There is a strange truth about human life: sometimes the expectation of something feels better than actually experiencing it.
The thought of a great meal can bring more excitement than the meal itself. Why does that happen?
Here are the main reasons:
1. Expectation is powered by imagination
Before the meal happens, your mind creates an ideal version of it. The food is perfect, the setting is perfect, and the feeling is perfect. Imagination removes all flaws.
2. Anticipation has no friction
When you are waiting for something good, nothing has gone wrong yet. There is no delay, no noise, no disappointment, no imperfection. Anticipation feels clean and smooth.
3. The brain enjoys pursuit more than possession
A large part of pleasure comes from chasing a reward, not just owning it. The excitement builds while something good is approaching. Once you have it, the emotional intensity drops.

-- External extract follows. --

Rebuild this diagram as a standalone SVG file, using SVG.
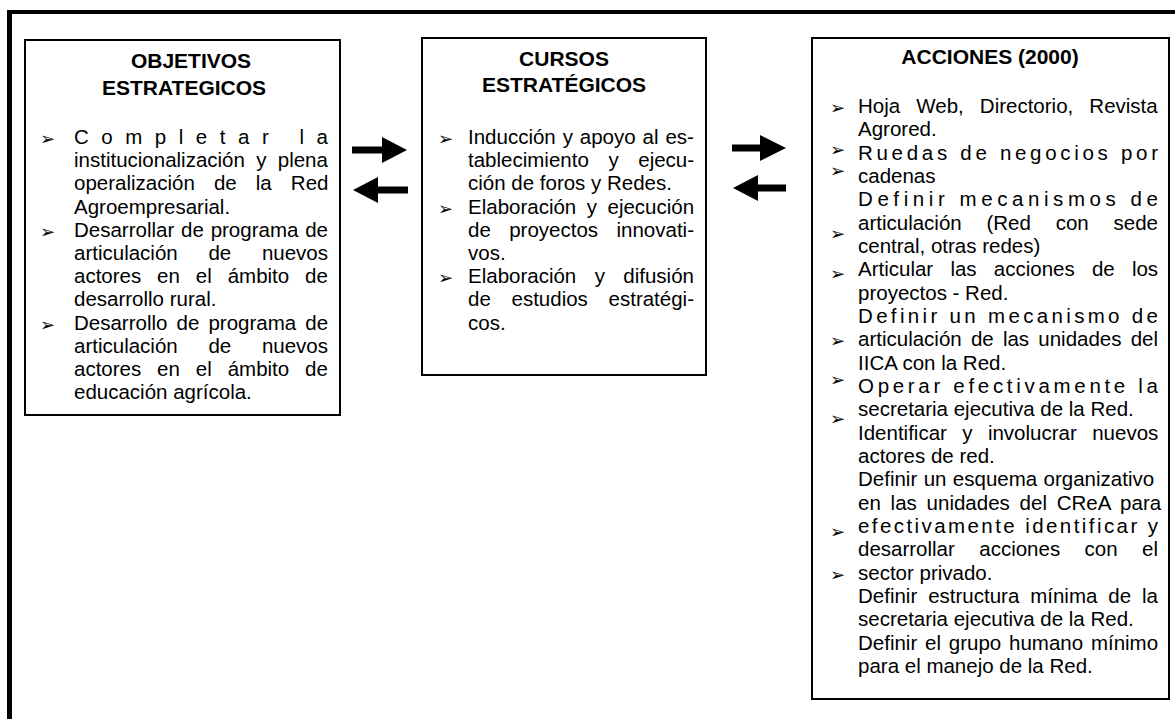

4. Dopamine rises before the reward arrives
The brain’s reward system often becomes most active in the seeking and expecting phase. The “it’s coming” feeling can be more thrilling than the reward itself.

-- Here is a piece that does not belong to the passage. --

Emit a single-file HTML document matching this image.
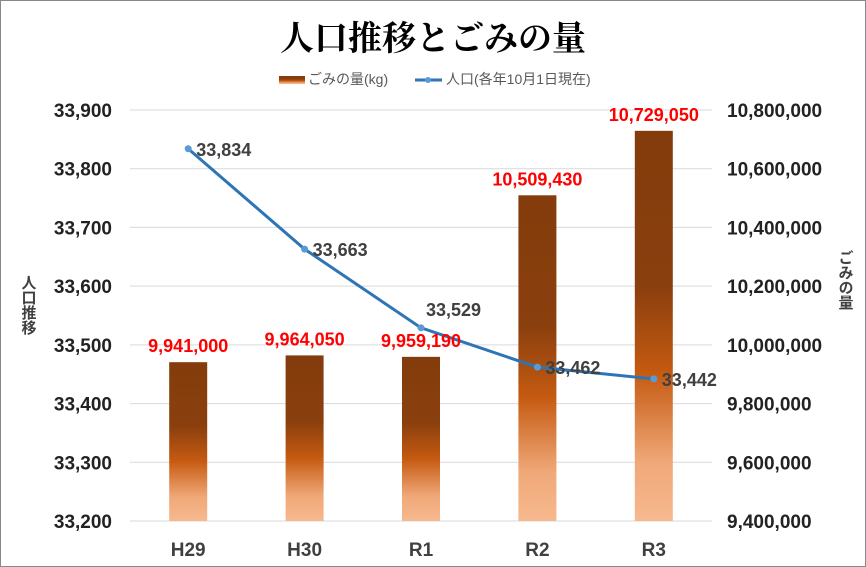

5. Reality is always narrower than fantasy
In your mind, the meal can be everything at once — delicious, comforting, exciting, memorable. In real life, it becomes one actual experience, with all the limits of reality.
6. Real experience includes small imperfections
Even a good meal may be slightly too cold, too salty, delayed, or eaten in a noisy place. Reality has little flaws that imagination never includes.
7. Pleasure fades quickly during experience
The first few bites may feel amazing, but then hunger drops, novelty fades, and the mind adjusts. The emotional peak is often brief.
8. Hope is emotionally richer than fulfillment
Before something happens, many possibilities are alive. It could be amazing. It could be unforgettable. Once it happens, all those possibilities collapse into one outcome.
9. Desire is exciting, but satisfaction is quiet
Wanting something creates energy. Having it creates calm. Excitement feels stronger, so expectation often seems more joyful than fulfillment.
10. We confuse intensity with value
Anticipation feels more intense, so we assume it is better. But the actual experience may be less exciting and still more meaningful, nourishing, or real.
11. This pattern applies to many parts of life
It is not just meals. Vacations, promotions, relationships, purchases, and success itself often feel bigger in anticipation than in reality.
12. Expectation gives one kind of joy; experience gives another
Expectation gives excitement. Experience gives satisfaction. Memory gives meaning. A full life needs all three.
In the end, the expectation often feels brighter because it is lit by imagination.
The experience feels quieter because it is real.
And that may be the real lesson:
The expectation excites us. The experience itself sustains us.